Former U.S. President Barack Obama applauds alongside former talk-show host David Letterman during the 75th anniversary of the USO at Andrews Air Force Base in Maryland on May 5, 2016. (Saul Loeb/AFP/Getty Images)

But Wilstein also says something is missing.

"There wasn't much from Obama in terms of what's been happening over this past year — which I think is why a lot of people, including myself, were tuning in to see what does he think of everything, because we really haven't heard a lot from him since he left the White House," he says.

"I would have liked to see Dave push him more."

Letterman and Obama may have had an understanding about Trump before they entered into the interview.

Most presidents refrain from criticizing their successors. It's a tradition that likely won't continue when Trump leaves office.

"By not breaking that norm, Obama is just showing that he's classier person than the man who is breaking all the norms," says Wilstein. He feels that if Letterman had applied more pressure, there could have been different results.

"Obama could have said, 'You know, I'm not going to go there. I don't want to talk about that.' And then we'd be criticizing Obama for not answering those questions.
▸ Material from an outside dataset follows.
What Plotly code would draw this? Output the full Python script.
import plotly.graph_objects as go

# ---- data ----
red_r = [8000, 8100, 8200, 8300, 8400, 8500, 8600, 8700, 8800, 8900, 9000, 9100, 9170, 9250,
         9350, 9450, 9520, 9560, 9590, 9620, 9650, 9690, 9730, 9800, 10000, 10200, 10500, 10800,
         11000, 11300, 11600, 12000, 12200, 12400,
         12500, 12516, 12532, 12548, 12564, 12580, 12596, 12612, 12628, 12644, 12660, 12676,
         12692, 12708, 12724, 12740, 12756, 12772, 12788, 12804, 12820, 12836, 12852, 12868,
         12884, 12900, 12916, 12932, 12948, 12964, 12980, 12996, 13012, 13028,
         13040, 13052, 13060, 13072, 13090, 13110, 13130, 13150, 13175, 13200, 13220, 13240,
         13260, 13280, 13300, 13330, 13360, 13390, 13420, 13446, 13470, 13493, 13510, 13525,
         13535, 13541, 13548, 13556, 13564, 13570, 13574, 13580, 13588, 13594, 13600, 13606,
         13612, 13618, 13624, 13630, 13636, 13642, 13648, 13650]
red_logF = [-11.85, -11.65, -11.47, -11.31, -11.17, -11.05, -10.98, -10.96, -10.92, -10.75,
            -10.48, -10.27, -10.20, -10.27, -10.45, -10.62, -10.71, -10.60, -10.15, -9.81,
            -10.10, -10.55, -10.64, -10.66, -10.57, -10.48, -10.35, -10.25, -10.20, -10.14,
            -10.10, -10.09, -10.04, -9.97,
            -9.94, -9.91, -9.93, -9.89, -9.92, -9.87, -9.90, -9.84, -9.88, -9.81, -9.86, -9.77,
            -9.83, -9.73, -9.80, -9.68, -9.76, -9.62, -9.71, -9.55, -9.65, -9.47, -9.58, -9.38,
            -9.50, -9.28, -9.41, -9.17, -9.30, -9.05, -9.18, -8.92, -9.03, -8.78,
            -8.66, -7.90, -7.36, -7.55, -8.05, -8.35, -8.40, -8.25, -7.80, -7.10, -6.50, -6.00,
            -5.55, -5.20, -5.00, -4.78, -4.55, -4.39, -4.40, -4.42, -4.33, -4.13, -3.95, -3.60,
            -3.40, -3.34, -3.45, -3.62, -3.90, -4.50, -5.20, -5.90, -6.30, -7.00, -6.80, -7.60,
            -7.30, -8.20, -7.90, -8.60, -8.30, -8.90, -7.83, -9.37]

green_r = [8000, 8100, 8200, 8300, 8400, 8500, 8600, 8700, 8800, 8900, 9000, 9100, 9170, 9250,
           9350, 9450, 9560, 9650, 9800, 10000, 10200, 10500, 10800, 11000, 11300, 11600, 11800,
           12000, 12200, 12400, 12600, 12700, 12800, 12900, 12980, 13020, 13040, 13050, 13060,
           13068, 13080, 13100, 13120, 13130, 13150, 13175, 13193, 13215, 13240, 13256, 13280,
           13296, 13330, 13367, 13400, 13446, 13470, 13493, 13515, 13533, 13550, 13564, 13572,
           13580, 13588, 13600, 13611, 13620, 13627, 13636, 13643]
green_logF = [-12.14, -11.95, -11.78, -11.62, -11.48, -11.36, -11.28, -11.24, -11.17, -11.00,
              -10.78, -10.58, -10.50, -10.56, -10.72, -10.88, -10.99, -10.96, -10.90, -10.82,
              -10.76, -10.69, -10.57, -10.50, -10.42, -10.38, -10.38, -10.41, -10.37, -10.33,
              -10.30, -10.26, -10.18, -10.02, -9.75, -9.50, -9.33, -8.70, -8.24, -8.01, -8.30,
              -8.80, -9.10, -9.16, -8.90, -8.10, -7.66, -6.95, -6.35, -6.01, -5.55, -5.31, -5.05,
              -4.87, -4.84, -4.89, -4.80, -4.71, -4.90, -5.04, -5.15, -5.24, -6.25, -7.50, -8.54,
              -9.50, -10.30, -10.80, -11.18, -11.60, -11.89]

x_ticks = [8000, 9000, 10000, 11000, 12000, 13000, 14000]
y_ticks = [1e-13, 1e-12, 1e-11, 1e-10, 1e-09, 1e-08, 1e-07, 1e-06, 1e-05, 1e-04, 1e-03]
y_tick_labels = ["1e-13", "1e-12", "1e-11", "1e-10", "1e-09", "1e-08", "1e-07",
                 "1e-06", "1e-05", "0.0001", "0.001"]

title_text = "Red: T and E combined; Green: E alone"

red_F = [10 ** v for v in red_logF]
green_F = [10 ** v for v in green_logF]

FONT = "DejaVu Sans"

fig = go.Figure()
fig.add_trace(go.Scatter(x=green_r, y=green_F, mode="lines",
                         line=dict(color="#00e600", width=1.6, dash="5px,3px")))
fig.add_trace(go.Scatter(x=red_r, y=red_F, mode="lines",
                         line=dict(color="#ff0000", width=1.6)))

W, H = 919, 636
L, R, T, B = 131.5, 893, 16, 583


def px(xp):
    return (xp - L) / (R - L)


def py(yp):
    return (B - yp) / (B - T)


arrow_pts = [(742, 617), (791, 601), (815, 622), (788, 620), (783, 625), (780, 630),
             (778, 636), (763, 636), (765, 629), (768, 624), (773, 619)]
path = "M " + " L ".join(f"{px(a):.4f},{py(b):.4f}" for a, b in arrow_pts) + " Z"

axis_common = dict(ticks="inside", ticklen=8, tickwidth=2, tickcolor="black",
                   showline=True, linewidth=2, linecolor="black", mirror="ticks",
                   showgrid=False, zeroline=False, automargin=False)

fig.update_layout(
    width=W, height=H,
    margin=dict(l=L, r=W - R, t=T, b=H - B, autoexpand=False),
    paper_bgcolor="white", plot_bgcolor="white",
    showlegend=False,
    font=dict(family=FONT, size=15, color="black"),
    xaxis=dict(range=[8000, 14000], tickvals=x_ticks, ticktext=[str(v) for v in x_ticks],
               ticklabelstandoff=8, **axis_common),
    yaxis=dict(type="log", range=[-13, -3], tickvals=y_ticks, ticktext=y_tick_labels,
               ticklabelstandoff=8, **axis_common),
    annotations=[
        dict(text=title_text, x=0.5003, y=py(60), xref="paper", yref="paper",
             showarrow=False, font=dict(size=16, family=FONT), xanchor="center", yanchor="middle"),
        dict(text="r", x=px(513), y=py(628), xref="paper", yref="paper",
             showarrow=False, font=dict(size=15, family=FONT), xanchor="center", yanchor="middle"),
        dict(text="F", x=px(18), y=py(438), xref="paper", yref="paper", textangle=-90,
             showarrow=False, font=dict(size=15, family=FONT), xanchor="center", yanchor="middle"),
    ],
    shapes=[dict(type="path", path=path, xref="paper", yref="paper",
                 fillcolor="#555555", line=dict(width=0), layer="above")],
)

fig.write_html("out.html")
Or maybe he would have surprised us all and said a lot more than we think he would have."

     

U.S. Representative John Lewis walks alongside former First Lady Michelle Obama (left), former U.S. President Barack Obama (right) and others while marking the 50th anniversary of the Selma to Montgomery civil rights marches on March 7, 2015. (Saul Loeb/AFP/Getty Images)

Conversation about race

When Letterman breaks away from the Obama interview to take us to Selma, Trump's name is finally heard.
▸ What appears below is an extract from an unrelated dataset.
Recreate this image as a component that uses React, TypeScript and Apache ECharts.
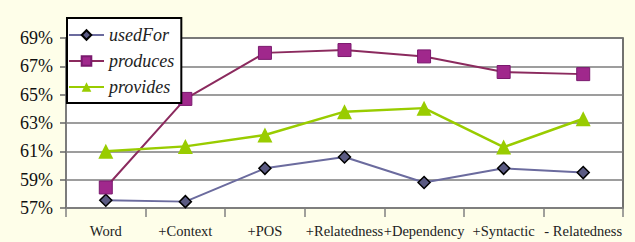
import React, { useEffect, useRef } from "react";
import * as echarts from "echarts";

const categories = ["Word", "+Context", "+POS", "+Relatedness", "+Dependency", "+Syntactic", "- Relatedness"];
const usedFor = [57.55, 57.45, 59.8, 60.6, 58.8, 59.8, 59.5];
const produces = [58.45, 64.7, 67.95, 68.15, 67.7, 66.6, 66.45];
const provides = [61.0, 61.35, 62.15, 63.8, 64.05, 61.3, 63.3];
const yTicks = [57, 59, 61, 63, 65, 67, 69];

export default function App() {
  const ref = useRef<HTMLDivElement>(null);
  useEffect(() => {
    document.body.style.margin = "0";
    const chart = echarts.init(ref.current!, null, { renderer: "svg" });
    const serif = "'Liberation Serif', 'Times New Roman', serif";
    chart.setOption({
      animation: false,
      backgroundColor: "#fefee9",
      grid: {
        left: 66,
        right: 12,
        top: 38,
        bottom: 34,
        show: true,
        backgroundColor: "#ffffff",
        borderColor: "#444",
        borderWidth: 1.5,
      },
      legend: {
        orient: "vertical",
        left: 67,
        top: 18,
        padding: [8, 7, 7, 1],
        itemGap: 8,
        itemWidth: 35,
        itemHeight: 12,
        backgroundColor: "#ffffff",
        borderColor: "#000000",
        borderWidth: 2,
        borderRadius: 0,
        textStyle: { fontFamily: serif, fontStyle: "italic", fontSize: 18, color: "#222" },
        data: ["usedFor", "produces", "provides"],
      },
      xAxis: {
        type: "category",
        data: categories,
        boundaryGap: true,
        axisLine: { lineStyle: { color: "#808080", width: 1.5 } },
        axisTick: { show: true, length: 9, lineStyle: { color: "#808080", width: 1.5 } },
        axisLabel: { interval: 0, fontFamily: serif, fontSize: 14.5, color: "#222", margin: 15, hideOverlap: false },
        splitLine: { show: false },
      },
      yAxis: {
        type: "value",
        min: 57,
        max: 69,
        axisLine: { show: true, lineStyle: { color: "#808080", width: 1.5 } },
        axisTick: { show: true, length: 6, customValues: yTicks, lineStyle: { color: "#666", width: 1.5 } },
        axisLabel: {
          customValues: yTicks,
          formatter: (v: number) => `${v}%`,
          fontFamily: serif,
          fontSize: 18,
          color: "#111",
          margin: 13,
        },
        splitLine: { show: true, lineStyle: { color: "#7c7c7c", width: 1.5 } },
      },
      series: [
        {
          name: "usedFor",
          type: "line",
          data: usedFor,
          symbol: "diamond",
          symbolSize: 12,
          lineStyle: { color: "#6b6b9e", width: 2 },
          itemStyle: { color: "#5a5a82", borderColor: "#000", borderWidth: 1.5 },
          z: 3,
        },
        {
          name: "produces",
          type: "line",
          data: produces,
          symbol: "rect",
          symbolSize: 13,
          lineStyle: { color: "#8b2a5e", width: 2 },
          itemStyle: { color: "#a0288c", borderColor: "#7a1a6e", borderWidth: 1 },
          z: 3,
        },
        {
          name: "provides",
          type: "line",
          data: provides,
          symbol: "triangle",
          symbolSize: 15,
          lineStyle: { color: "#99cc00", width: 2.5 },
          itemStyle: { color: "#99cc00" },
          z: 3,
        },
      ],
    });
    return () => chart.dispose();
  }, []);
  return <div ref={ref} style={{ width: 635, height: 242, position: "absolute", left: 0, top: 0 }} />;
}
He and John Lewis directly connect the president to racial unrest, something that doesn't happen in the conversation with Obama.

"It kind of took me out of the interview with Obama," says Wilstein. "At the same time, Letterman has said that he wants to do that in each episode, go out into the field talk to somebody else who is related to the guest."

Wilstein says it underscores the gaps in Letterman's conversation with Obama.

"I wonder whether he did the interview with Obama and then thought, 'There's not enough criticism of Trump in this piece. Let me talk to someone who will really go there.'"

But Wilstein says it's a mistake to view the conversation between Obama and Letterman in the context of the chaos of the Trump White House.

Netflix released My Next Guest Needs No Introduction hours after reports of Trump denigrating African nations, but the episode will stream long after the news cycle has moved on.

"They're not expecting that everyone's going to watch it on the first day," Wilstein says. "And really it has a longer look than a traditional late-night interview. And I think that's the appeal in this case, for both Obama and Letterman, to do an interview like this. There's a reason why Obama has not been on Kimmel and Colbert."

There's also a reason why Wilstein thinks the conversation between Obama and Letterman is more important that the things they left out.

"I think what makes it worth watching is just… just seeing these two guys who were really giants in the culture, who have been out of the picture for the past year. And really just seeing what they want to talk about when they get together. And I just found it really rewarding and interesting to watch that."